PROBLEM DESCRIPTION:
Reproduce the listing below character for character; drop every image.

○ ○ ○

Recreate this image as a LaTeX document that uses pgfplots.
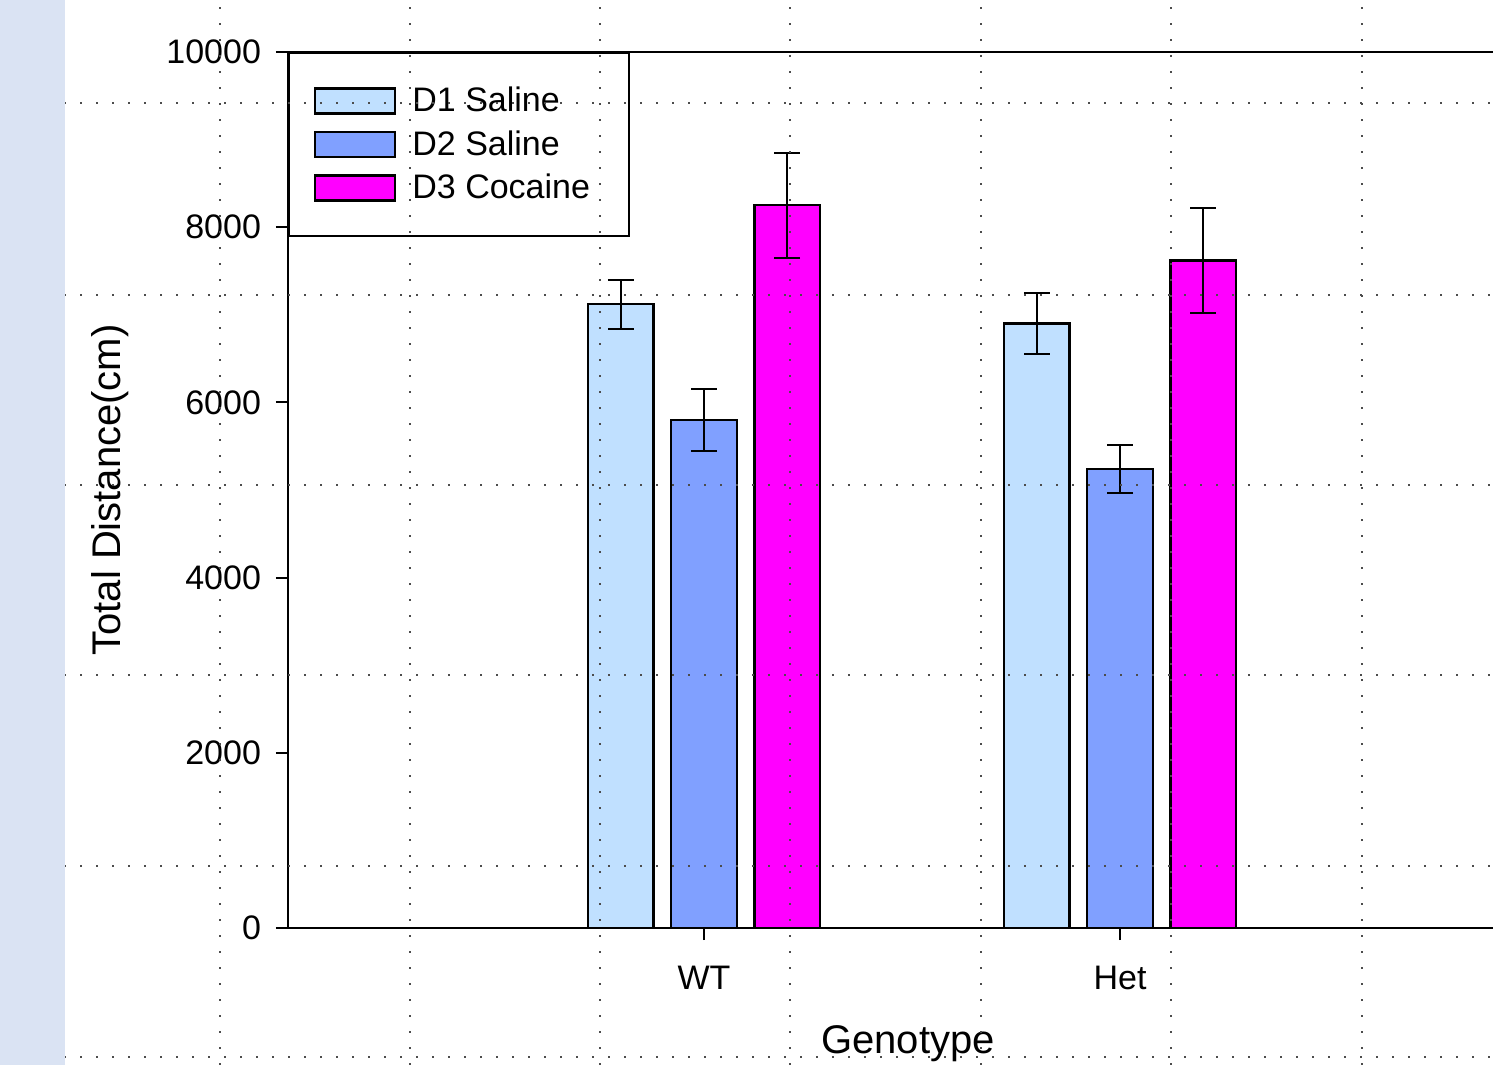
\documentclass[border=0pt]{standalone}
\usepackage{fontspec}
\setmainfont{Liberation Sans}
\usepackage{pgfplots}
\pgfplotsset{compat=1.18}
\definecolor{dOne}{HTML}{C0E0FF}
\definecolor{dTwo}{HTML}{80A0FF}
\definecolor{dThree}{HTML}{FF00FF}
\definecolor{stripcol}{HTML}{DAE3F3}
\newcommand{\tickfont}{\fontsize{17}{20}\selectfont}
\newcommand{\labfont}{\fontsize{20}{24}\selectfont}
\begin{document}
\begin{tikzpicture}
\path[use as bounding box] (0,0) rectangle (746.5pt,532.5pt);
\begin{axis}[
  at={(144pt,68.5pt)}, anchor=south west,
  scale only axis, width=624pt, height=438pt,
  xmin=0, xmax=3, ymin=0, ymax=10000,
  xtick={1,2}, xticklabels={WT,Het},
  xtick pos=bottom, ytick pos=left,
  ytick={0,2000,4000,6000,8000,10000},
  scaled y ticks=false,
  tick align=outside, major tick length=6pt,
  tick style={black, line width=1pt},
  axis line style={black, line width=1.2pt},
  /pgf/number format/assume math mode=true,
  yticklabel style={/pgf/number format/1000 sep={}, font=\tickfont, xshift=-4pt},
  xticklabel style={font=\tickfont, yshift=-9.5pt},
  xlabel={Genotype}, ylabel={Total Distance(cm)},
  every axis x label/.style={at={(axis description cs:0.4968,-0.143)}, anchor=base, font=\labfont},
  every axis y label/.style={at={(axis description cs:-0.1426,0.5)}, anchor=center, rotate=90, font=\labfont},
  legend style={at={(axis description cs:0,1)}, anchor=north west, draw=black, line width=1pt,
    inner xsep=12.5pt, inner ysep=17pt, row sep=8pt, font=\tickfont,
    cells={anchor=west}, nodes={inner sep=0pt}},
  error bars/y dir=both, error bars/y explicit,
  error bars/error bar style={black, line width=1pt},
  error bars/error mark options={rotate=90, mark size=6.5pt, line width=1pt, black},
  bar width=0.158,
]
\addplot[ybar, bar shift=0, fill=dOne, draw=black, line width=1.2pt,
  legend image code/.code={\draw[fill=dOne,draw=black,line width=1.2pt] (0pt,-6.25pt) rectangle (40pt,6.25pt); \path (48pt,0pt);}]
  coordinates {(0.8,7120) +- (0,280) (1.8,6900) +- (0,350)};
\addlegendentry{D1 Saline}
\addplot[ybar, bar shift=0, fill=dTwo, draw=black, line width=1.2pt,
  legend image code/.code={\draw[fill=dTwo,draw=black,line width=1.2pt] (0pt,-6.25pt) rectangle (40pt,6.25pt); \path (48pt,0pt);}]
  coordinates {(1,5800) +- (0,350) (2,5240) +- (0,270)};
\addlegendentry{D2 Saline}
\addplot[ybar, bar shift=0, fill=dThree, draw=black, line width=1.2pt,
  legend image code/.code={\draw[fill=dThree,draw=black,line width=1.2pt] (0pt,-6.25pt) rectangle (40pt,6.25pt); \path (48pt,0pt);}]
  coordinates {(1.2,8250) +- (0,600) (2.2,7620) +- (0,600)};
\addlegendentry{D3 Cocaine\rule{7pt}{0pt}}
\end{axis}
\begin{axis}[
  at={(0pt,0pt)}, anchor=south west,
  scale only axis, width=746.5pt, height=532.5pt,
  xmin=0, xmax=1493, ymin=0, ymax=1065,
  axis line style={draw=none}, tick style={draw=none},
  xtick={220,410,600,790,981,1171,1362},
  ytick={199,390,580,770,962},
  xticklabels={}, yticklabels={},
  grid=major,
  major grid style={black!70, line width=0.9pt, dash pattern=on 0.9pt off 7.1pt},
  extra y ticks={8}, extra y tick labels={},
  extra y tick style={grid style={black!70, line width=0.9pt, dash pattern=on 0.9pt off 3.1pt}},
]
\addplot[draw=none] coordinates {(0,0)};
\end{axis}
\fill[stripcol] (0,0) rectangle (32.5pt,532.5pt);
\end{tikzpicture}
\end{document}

○ ○ ○

ANSWER FOR THE TASK:
Recreate this image as a LaTeX document that uses pgfplots.
\documentclass[border=0pt]{standalone}
\usepackage{fontspec}
\setmainfont{Liberation Sans}
\usepackage{pgfplots}
\pgfplotsset{compat=1.18}
\definecolor{dOne}{HTML}{C0E0FF}
\definecolor{dTwo}{HTML}{80A0FF}
\definecolor{dThree}{HTML}{FF00FF}
\definecolor{stripcol}{HTML}{DAE3F3}
\newcommand{\tickfont}{\fontsize{17}{20}\selectfont}
\newcommand{\labfont}{\fontsize{20}{24}\selectfont}
\begin{document}
\begin{tikzpicture}
\path[use as bounding box] (0,0) rectangle (746.5pt,532.5pt);
\begin{axis}[
  at={(144pt,68.5pt)}, anchor=south west,
  scale only axis, width=624pt, height=438pt,
  xmin=0, xmax=3, ymin=0, ymax=10000,
  xtick={1,2}, xticklabels={WT,Het},
  xtick pos=bottom, ytick pos=left,
  ytick={0,2000,4000,6000,8000,10000},
  scaled y ticks=false,
  tick align=outside, major tick length=6pt,
  tick style={black, line width=1pt},
  axis line style={black, line width=1.2pt},
  /pgf/number format/assume math mode=true,
  yticklabel style={/pgf/number format/1000 sep={}, font=\tickfont, xshift=-4pt},
  xticklabel style={font=\tickfont, yshift=-9.5pt},
  xlabel={Genotype}, ylabel={Total Distance(cm)},
  every axis x label/.style={at={(axis description cs:0.4968,-0.143)}, anchor=base, font=\labfont},
  every axis y label/.style={at={(axis description cs:-0.1426,0.5)}, anchor=center, rotate=90, font=\labfont},
  legend style={at={(axis description cs:0,1)}, anchor=north west, draw=black, line width=1pt,
    inner xsep=12.5pt, inner ysep=17pt, row sep=8pt, font=\tickfont,
    cells={anchor=west}, nodes={inner sep=0pt}},
  error bars/y dir=both, error bars/y explicit,
  error bars/error bar style={black, line width=1pt},
  error bars/error mark options={rotate=90, mark size=6.5pt, line width=1pt, black},
  bar width=0.158,
]
\addplot[ybar, bar shift=0, fill=dOne, draw=black, line width=1.2pt,
  legend image code/.code={\draw[fill=dOne,draw=black,line width=1.2pt] (0pt,-6.25pt) rectangle (40pt,6.25pt); \path (48pt,0pt);}]
  coordinates {(0.8,7120) +- (0,280) (1.8,6900) +- (0,350)};
\addlegendentry{D1 Saline}
\addplot[ybar, bar shift=0, fill=dTwo, draw=black, line width=1.2pt,
  legend image code/.code={\draw[fill=dTwo,draw=black,line width=1.2pt] (0pt,-6.25pt) rectangle (40pt,6.25pt); \path (48pt,0pt);}]
  coordinates {(1,5800) +- (0,350) (2,5240) +- (0,270)};
\addlegendentry{D2 Saline}
\addplot[ybar, bar shift=0, fill=dThree, draw=black, line width=1.2pt,
  legend image code/.code={\draw[fill=dThree,draw=black,line width=1.2pt] (0pt,-6.25pt) rectangle (40pt,6.25pt); \path (48pt,0pt);}]
  coordinates {(1.2,8250) +- (0,600) (2.2,7620) +- (0,600)};
\addlegendentry{D3 Cocaine\rule{7pt}{0pt}}
\end{axis}
\begin{axis}[
  at={(0pt,0pt)}, anchor=south west,
  scale only axis, width=746.5pt, height=532.5pt,
  xmin=0, xmax=1493, ymin=0, ymax=1065,
  axis line style={draw=none}, tick style={draw=none},
  xtick={220,410,600,790,981,1171,1362},
  ytick={199,390,580,770,962},
  xticklabels={}, yticklabels={},
  grid=major,
  major grid style={black!70, line width=0.9pt, dash pattern=on 0.9pt off 7.1pt},
  extra y ticks={8}, extra y tick labels={},
  extra y tick style={grid style={black!70, line width=0.9pt, dash pattern=on 0.9pt off 3.1pt}},
]
\addplot[draw=none] coordinates {(0,0)};
\end{axis}
\fill[stripcol] (0,0) rectangle (32.5pt,532.5pt);
\end{tikzpicture}
\end{document}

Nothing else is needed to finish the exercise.